I’m sending my name to Jupiter’s moon Europa on a NASA spacecraft — and here’s why you should, too (Image Credit: Space.com)
In 2024, if all goes to plan, a spacecraft named the Europa Clipper will embark on a journey to an icy, gray moon of Jupiter covered in rust-colored gashes. It will swim along the Jovian satellite’s gravitational tides, half facing the orb from orbit, half exposed to the airless ocean of space. And alongside its high-tech spectrometer, radar system, optical imager and other instruments built to search for proof of alien habitats, the Europa Clipper will be bringing my name. It can bring yours, too.
You just have to sign up for NASA’s free “Message in a Bottle program” here. The campaign closes at 11:59 p.m. EST on Dec. 31 (0459 GMT on Jan. 1); at the time I’m writing this, almost 900,000 names have been entered.
If you’re unsure why this matters, however, you’re not alone. Right after signing my name, and honestly before I even knew what that would entail, I thought pretty deeply about why I want this to happen. After all, the spacecraft won’t be landing anywhere. There’s no one on Europa to receive our message. Each name is one among hundreds of thousands of others. Even our names are simply intangible concepts created to denote our existence, an idea that linguists and philosophers have plunged into for years. Without us, what are our names? Without anyone to read them, where have they truly gone?
This sent me into a spiral. It felt like I was taking part in a highly abstract concept.
I eventually decided that the point of this might not be to yield any physical consequences, or even any notable theoretical consequences for that matter. I think I sent my name to Europa because that’s where it’s not supposed to be. I’m tethered to Earth, so if my name is meaningless without my existence, perhaps it should stay here too. Yet, thanks to modern technology, it doesn’t have to.

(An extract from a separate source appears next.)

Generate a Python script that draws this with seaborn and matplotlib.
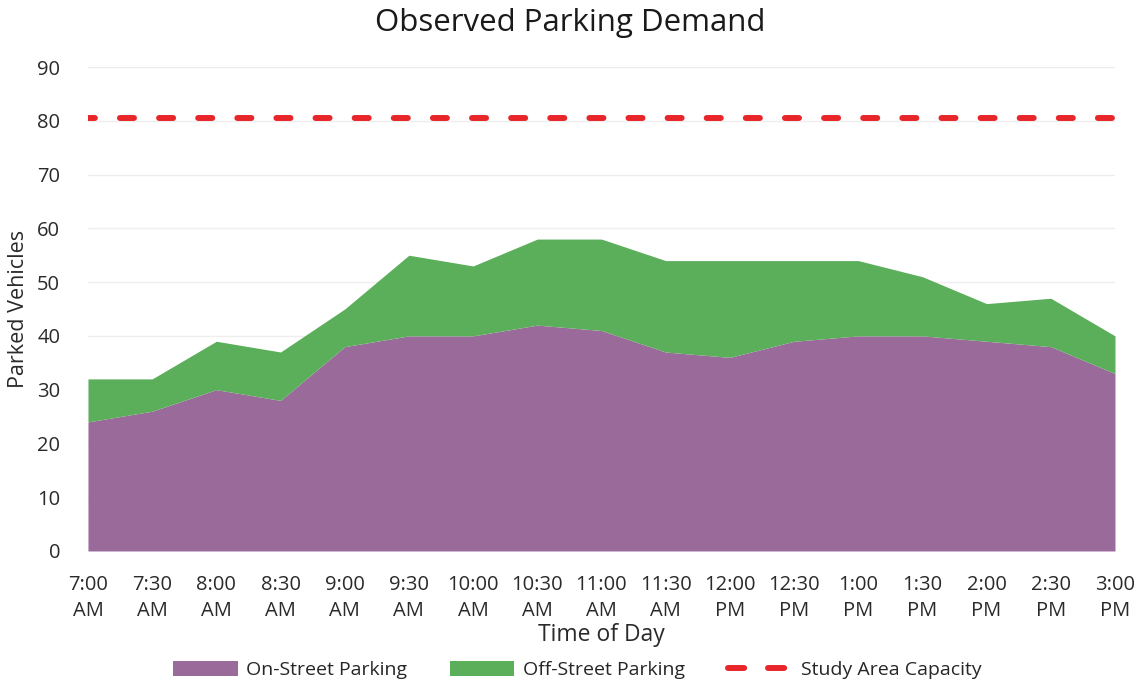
import matplotlib
matplotlib.use("Agg")
import matplotlib.pyplot as plt
import seaborn as sns
import numpy as np
import pandas as pd
from matplotlib.patches import Patch
from matplotlib.lines import Line2D

times = ["7:00\nAM", "7:30\nAM", "8:00\nAM", "8:30\nAM", "9:00\nAM", "9:30\nAM",
         "10:00\nAM", "10:30\nAM", "11:00\nAM", "11:30\nAM", "12:00\nPM", "12:30\nPM",
         "1:00\nPM", "1:30\nPM", "2:00\nPM", "2:30\nPM", "3:00\nPM"]
on_street = [24, 26, 30, 28, 38, 40, 40, 42, 41, 37, 36, 39, 40, 40, 39, 38, 33]
off_street = [8, 6, 9, 9, 7, 15, 13, 16, 17, 17, 18, 15, 14, 11, 7, 9, 7]
capacity = [80.6] * 17
yticks = [0, 10, 20, 30, 40, 50, 60, 70, 80, 90]

sns.set_theme(style="whitegrid")
plt.rcParams['font.family'] = ['Open Sans', 'DejaVu Sans']

purple = "#9a6a9b"
green = "#5bae5a"
red = "#e8262a"
text_c = "#2a2a2a"

df = pd.DataFrame({"x": np.arange(len(times)), "on": on_street,
                   "total": np.array(on_street) + np.array(off_street),
                   "cap": capacity})

fig = plt.figure(figsize=(11.41, 6.83), dpi=100)
ax = fig.add_axes([0.0771, 0.1933, 0.9001, 0.7086])

ax.fill_between(df["x"], 0, df["on"], color=purple, linewidth=0, zorder=2)
ax.fill_between(df["x"], df["on"], df["total"], color=green, linewidth=0, zorder=2)
sns.lineplot(data=df, x="x", y="cap", ax=ax, color=red, linewidth=4.3,
             linestyle=(1.2, (2.35, 4.2)), dash_capstyle="round", zorder=3,
             legend=False)

ax.set_xlim(0, len(times) - 1)
ax.set_ylim(0, 90)
ax.set_yticks(yticks)
ax.set_yticklabels([str(v) for v in yticks], fontsize=14.5, color=text_c)
ax.set_xticks(df["x"])
ax.set_xticklabels(times, fontsize=14.5, color=text_c, linespacing=1.45)
ax.tick_params(axis="x", pad=17, length=0)
ax.tick_params(axis="y", pad=20, length=0)
ax.grid(axis="y", color="#eeeeee", linewidth=1)
ax.grid(axis="x", visible=False)
for s in ax.spines.values():
    s.set_visible(False)

ax.set_xlabel("Time of Day", fontsize=16.5, color=text_c, labelpad=1)
ax.set_ylabel("Parked Vehicles", fontsize=15.5, color=text_c, labelpad=6)
fig.text(0.500, 0.966, "Observed Parking Demand", ha="center", va="center",
         fontsize=22.5, color="#1a1a1a")

handles = [Patch(facecolor=purple, edgecolor="none"),
           Patch(facecolor=green, edgecolor="none"),
           Line2D([0], [0], color=red, linewidth=4.3, linestyle=(0, (2.7, 4.0)),
                  dash_capstyle="round")]
labels = ["On-Street Parking", "Off-Street Parking", "Study Area Capacity"]
fig.legend(handles, labels, loc="center", bbox_to_anchor=(0.506, 0.019), ncol=3,
           frameon=False, fontsize=14, handlelength=3.3, handleheight=0.85,
           columnspacing=2.2, handletextpad=0.45)

fig.savefig("out.png", dpi=100)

Even if my name doesn’t have a concrete presence in reality, and should therefore be able to “travel” across light-years and perhaps transcend dimensions, I am not sure it can “be” somewhere unless there’s someone in that place to think of it. And there’s no one on Europa (I suppose, to the best of our knowledge) to think of it. Or to think of yours. So maybe NASA is offering us the next best thing, allowing our names to take residence somewhere besides the neighborhood of Earth, the only neighborhood in which they’ve been thought of.

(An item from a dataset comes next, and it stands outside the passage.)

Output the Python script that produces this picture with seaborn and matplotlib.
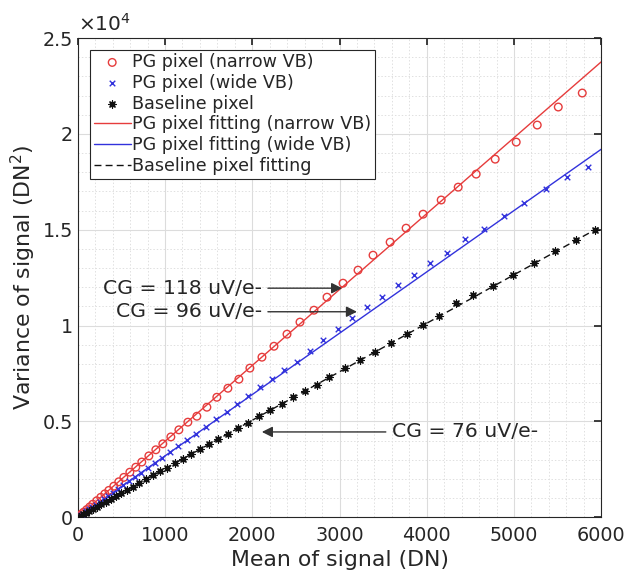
import numpy as np
import pandas as pd
import matplotlib
matplotlib.use("Agg")
import matplotlib.pyplot as plt
from matplotlib.ticker import MultipleLocator, FuncFormatter
import seaborn as sns

# ---- data ----
narrow_mean = [11, 23, 46, 69, 103, 138, 172, 218, 264, 310, 356, 413, 470, 528, 597, 665,
               734, 815, 895, 975, 1067, 1159, 1262, 1365, 1480, 1594, 1721, 1847, 1973,
               2111, 2249, 2398, 2547, 2707, 2857, 3040, 3212, 3384, 3580, 3763, 3958,
               4165, 4360, 4566, 4784, 5025, 5266, 5507, 5782]
narrow_var = [40, 90, 180, 270, 400, 540, 680, 860, 1040, 1220, 1400, 1620, 1850, 2080, 2350,
              2610, 2880, 3200, 3520, 3830, 4190, 4560, 4960, 5270, 5740, 6260, 6730, 7200,
              7780, 8350, 8920, 9550, 10180, 10800, 11480, 12210, 12890, 13670, 14350,
              15080, 15810, 16550, 17220, 17900, 18680, 19570, 20460, 21400, 22130]

wide_mean = [11, 34, 57, 92, 126, 161, 206, 252, 298, 344, 402, 459, 516, 585, 654, 723, 803,
             883, 964, 1055, 1147, 1250, 1354, 1468, 1583, 1709, 1824, 1950, 2088, 2225,
             2363, 2512, 2662, 2811, 2983, 3143, 3315, 3488, 3671, 3855, 4038, 4233, 4440,
             4658, 4887, 5117, 5369, 5610, 5851]
wide_var = [40, 110, 180, 300, 410, 520, 660, 810, 960, 1110, 1290, 1480, 1660, 1880, 2110,
            2330, 2590, 2840, 3110, 3400, 3700, 4030, 4360, 4700, 5110, 5480, 5900, 6320,
            6780, 7200, 7670, 8090, 8660, 9240, 9810, 10390, 10960, 11480, 12110, 12630,
            13260, 13780, 14510, 15030, 15710, 16390, 17120, 17750, 18270]

base_mean = [11, 34, 57, 92, 126, 172, 218, 264, 321, 379, 436, 493, 562, 631, 700, 780, 860,
             941, 1021, 1113, 1205, 1296, 1400, 1503, 1606, 1721, 1836, 1950, 2076, 2203,
             2340, 2466, 2604, 2742, 2880, 3063, 3235, 3407, 3591, 3774, 3958, 4141, 4336,
             4531, 4761, 4990, 5231, 5472, 5713, 5931]
base_var = [30, 90, 150, 240, 320, 440, 560, 670, 820, 960, 1110, 1250, 1430, 1600, 1780,
            1980, 2180, 2390, 2590, 2830, 3060, 3290, 3550, 3810, 4070, 4360, 4650, 4940,
            5260, 5580, 5930, 6250, 6610, 6890, 7310, 7770, 8200, 8640, 9110, 9570, 10040,
            10520, 11170, 11620, 12080, 12660, 13260, 13870, 14480, 15010]

# linear fits (slope in DN per DN)
fit_slopes = {"narrow": 3.96, "wide": 3.20, "base": 2.53}

labels = ["PG pixel (narrow VB)", "PG pixel (wide VB)", "Baseline pixel",
          "PG pixel fitting (narrow VB)", "PG pixel fitting (wide VB)", "Baseline pixel fitting"]
cg_text = ["CG = 118 uV/e-", "CG = 96 uV/e-", "CG = 76 uV/e-"]

RED = "#e63c3c"
BLUE = "#3232dc"
BLACK = "#111111"

sns.set_theme(style="white")
plt.rcParams["font.family"] = ["DejaVu Sans"]

fig = plt.figure(figsize=(6.27, 5.76), dpi=100)
ax = fig.add_axes([0.124, 0.102, 0.835, 0.832])

sns.scatterplot(x=narrow_mean, y=narrow_var, ax=ax, marker="o", s=30,
                facecolor="none", edgecolor=RED, linewidth=1.0, label=labels[0], zorder=3)
sns.scatterplot(x=wide_mean, y=wide_var, ax=ax, marker="x", s=16,
                color=BLUE, linewidth=1.0, label=labels[1], zorder=3)
sns.scatterplot(x=base_mean, y=base_var, ax=ax, marker=(8, 2, 0), s=26,
                color=BLACK, edgecolor=BLACK, linewidth=0.9, label=labels[2], zorder=3)

xf = np.array([0.0, 6000.0])
fit_df = pd.DataFrame({
    "x": np.concatenate([xf, xf, xf]),
    "y": np.concatenate([fit_slopes["narrow"] * xf, fit_slopes["wide"] * xf, fit_slopes["base"] * xf]),
    "which": [labels[3]] * 2 + [labels[4]] * 2 + [labels[5]] * 2,
})
sns.lineplot(data=fit_df[fit_df.which == labels[3]], x="x", y="y", ax=ax, color=RED, lw=1.0,
             label=labels[3], zorder=2)
sns.lineplot(data=fit_df[fit_df.which == labels[4]], x="x", y="y", ax=ax, color=BLUE, lw=1.0,
             label=labels[4], zorder=2)
sns.lineplot(data=fit_df[fit_df.which == labels[5]], x="x", y="y", ax=ax, color=BLACK, lw=1.0,
             linestyle=(0, (5, 3)), label=labels[5], zorder=2)

ax.set_xlim(0, 6000)
ax.set_ylim(0, 25000)
ax.xaxis.set_major_locator(MultipleLocator(1000))
ax.xaxis.set_minor_locator(MultipleLocator(200))
ax.yaxis.set_major_locator(MultipleLocator(5000))
ax.yaxis.set_minor_locator(MultipleLocator(1000))
ax.yaxis.set_major_formatter(FuncFormatter(lambda v, p: f"{v/1e4:g}"))
ax.grid(which="major", color="#dcdcdc", lw=0.8, ls="-")
ax.grid(which="minor", color="#e0e0e0", lw=0.7, ls=(0, (1.5, 2)))
ax.set_axisbelow(True)

for sp in ax.spines.values():
    sp.set_color("#262626")
    sp.set_linewidth(0.8)
ax.tick_params(which="both", direction="in", top=True, right=True, colors="#262626",
               labelsize=13.8, labelcolor="#262626")
ax.tick_params(which="major", length=5)
ax.tick_params(axis="x", which="major", pad=6)
ax.tick_params(which="minor", length=0)

ax.set_xlabel("Mean of signal (DN)", fontsize=15.8, color="#262626", labelpad=4)
ax.set_ylabel(r"Variance of signal (DN$^2$)", fontsize=15.8, color="#262626", labelpad=3)
ax.text(0.0, 1.006, r"$\times10^4$", transform=ax.transAxes, fontsize=14.5,
        color="#262626", ha="left", va="bottom")

leg = ax.legend(loc="upper left", bbox_to_anchor=(0.024, 0.976), borderaxespad=0,
                fontsize=12.6, frameon=True, fancybox=False, edgecolor="#262626",
                framealpha=1, labelspacing=0.16, handlelength=2.1, handletextpad=0.1,
                borderpad=0.2)
leg.get_frame().set_linewidth(0.8)

arrow = dict(arrowstyle="-|>", color="#333333", lw=1.0, mutation_scale=16, shrinkA=2, shrinkB=0)
ax.annotate(cg_text[0], xy=(3030, 11950), xytext=(2110, 11950), fontsize=14.7,
            ha="right", va="center", arrowprops=arrow)
ax.annotate(cg_text[1], xy=(3200, 10720), xytext=(2110, 10720), fontsize=14.7,
            ha="right", va="center", arrowprops=arrow)
ax.annotate(cg_text[2], xy=(2110, 4450), xytext=(3600, 4450), fontsize=14.7,
            ha="left", va="center", arrowprops=arrow)

fig.savefig("out.png", dpi=100, facecolor="white")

So after sorting through all this, and telling my family members I signed them up as well (to which my father expectedly responded with a thumbs up emoji and the word “ok”) I figured out how, exactly, Message in a Bottle works.
In a nutshell, scientists with NASA’s Jet Propulsion Laboratory designed a special “silicon wafer” that looks something like a super shiny, metallic disk. They are then able to turn small images like, say, a bubble letter “A” into very tiny, readable text. Those small images are called “bitmaps.” Each name entered into the project will undergo this process, eventually becoming text on the scale of 75 nanometers, or a thousandth the width of a human hair. All the names can then be “stenciled” on silicon microchips, built from the original wafers, via an electron beam.
All those chips can then be loaded onto the Europa Clipper, which will hopefully travel over a billion miles while catapulting itself through the forces of other planets until it reaches the gravitational embrace of Europa. The spacecraft will then make nearly 50 flybys of the moon at closest-approach altitudes only 16 miles (25 kilometers) above the surface. Meanwhile, it’ll dutifully be searching for proof of subsurface oceans and perhaps even evidence of biosignatures.
So, to take a line from one of my favorite paragraphs in the novel “Red Mars,” microchips engraved with words that represent almost 1 million humans will sit in a location from which the Earth appears as only a star.
Ultimately, this whole exercise may not change anything except my perspective, but I think that’s enough.